Horan also fired a shot across the bows of a project close to the GPA’s heart, the Super 11 hurling format, which took place in New York earlier this month before smaller crowds than had marked its earlier years when played in Boston’s Fenway Park.

“It’s certainly going to come under scrutiny. It has dropped off from the first year – the Boston factor and Galway were involved. Since then, the numbers have dropped on every occasion. It’s up for review on an annual basis whether it continues or not. Certainly it will be reviewed.  “My personal view is that it gives the players, the four All-Ireland semi-finalists, an opportunity to go away as a squad as an end-of-season reward.
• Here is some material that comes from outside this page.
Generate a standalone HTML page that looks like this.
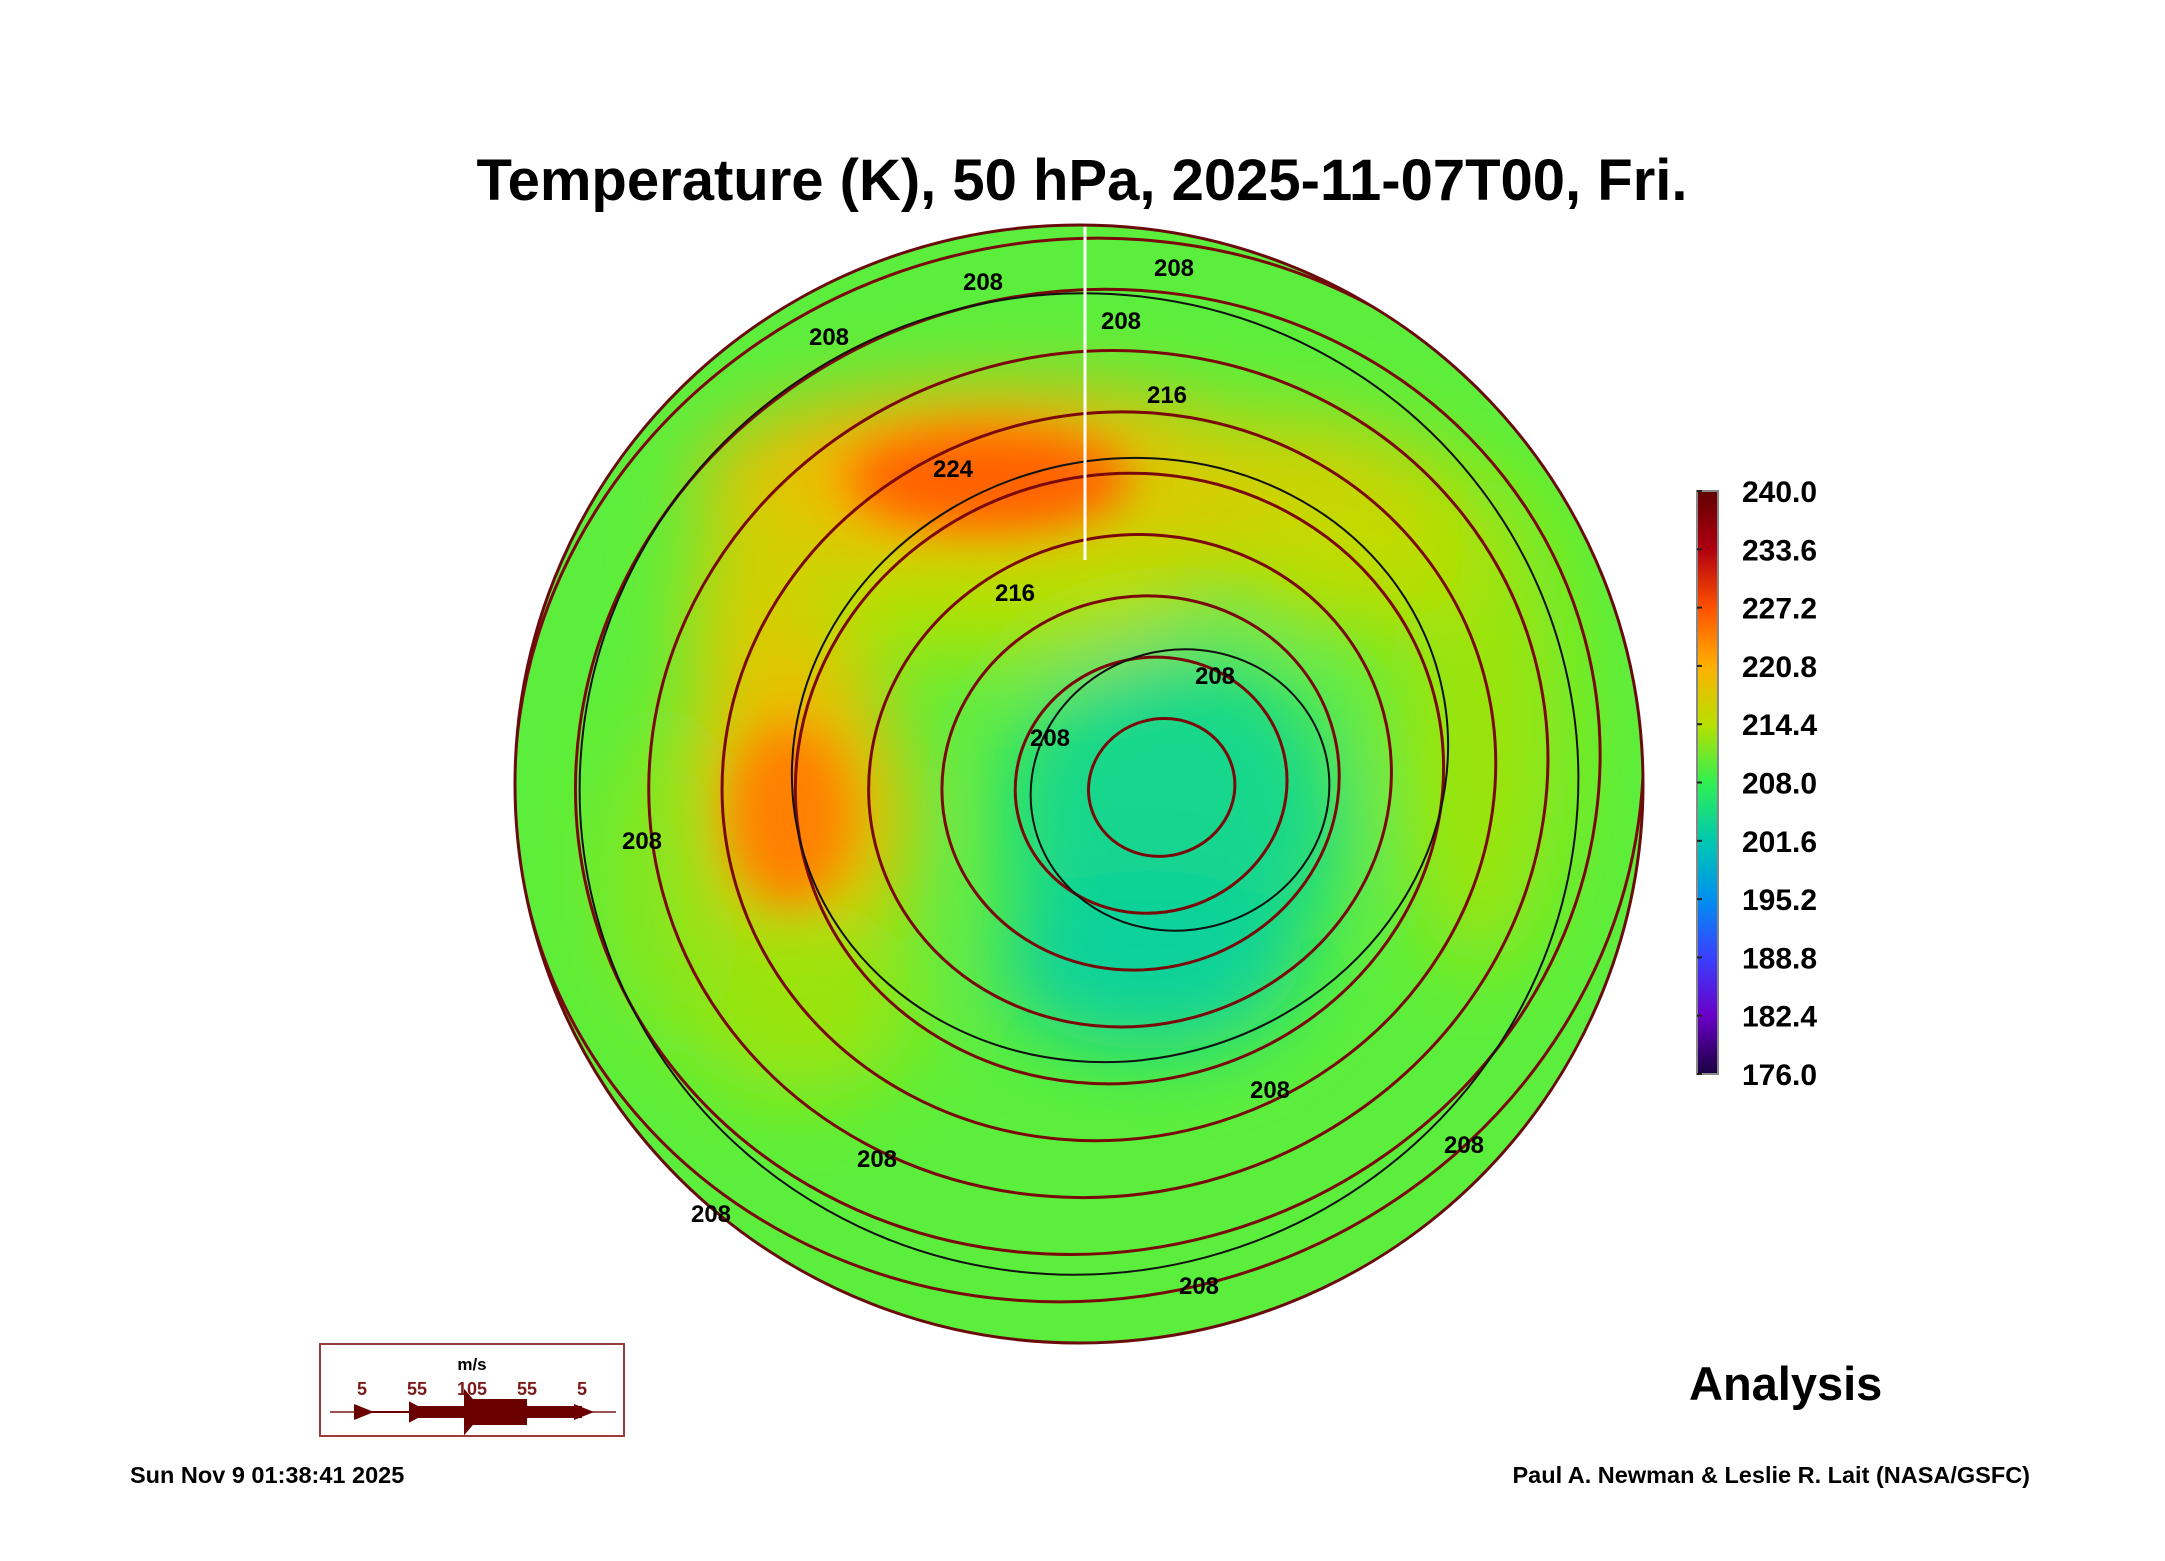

I’ve always said, that’s nice for the players to have it but the whole exercise has to wash its face from a financial point of view.”

Powder dry

Asked had it done so on this occasion, the president was sceptical.

“I don’t honestly have the figures but I’d say it’s challenged.”

The GPA responded by keeping their powder dry.  “The negotiating process is ongoing and it is our view that the parties would be best served by respecting the confidentiality of that process and therefore we will not be commenting on the content or nature of the negotiations until they have come to a conclusion.

“The GPA negotiating team remains committed to reaching an agreement that delivers value for our inter-county players and which replenishes in particular any out of pocket expenses accrued.”

The president also indicated that he favours moving the national leagues into the summer, as part of the championship. The radical remarks arose when he announced that the report of the Fixtures Calendar Review Task Force would be published next week.

“I personally would be very much in favour of one of the new proposals when they come out next week,” he said.

Asked what this was, he replied that the task force had one further meeting and that he wouldn’t comment before next week but he did elaborate on some of the ideas.

“There is the flip of the league from earlier in the year to the summer and then the creation of the four eights (rationalising the provincial structure). They are some of the ideas that are likely to come onto the table. You know, maybe the league in the summer could be the answer.”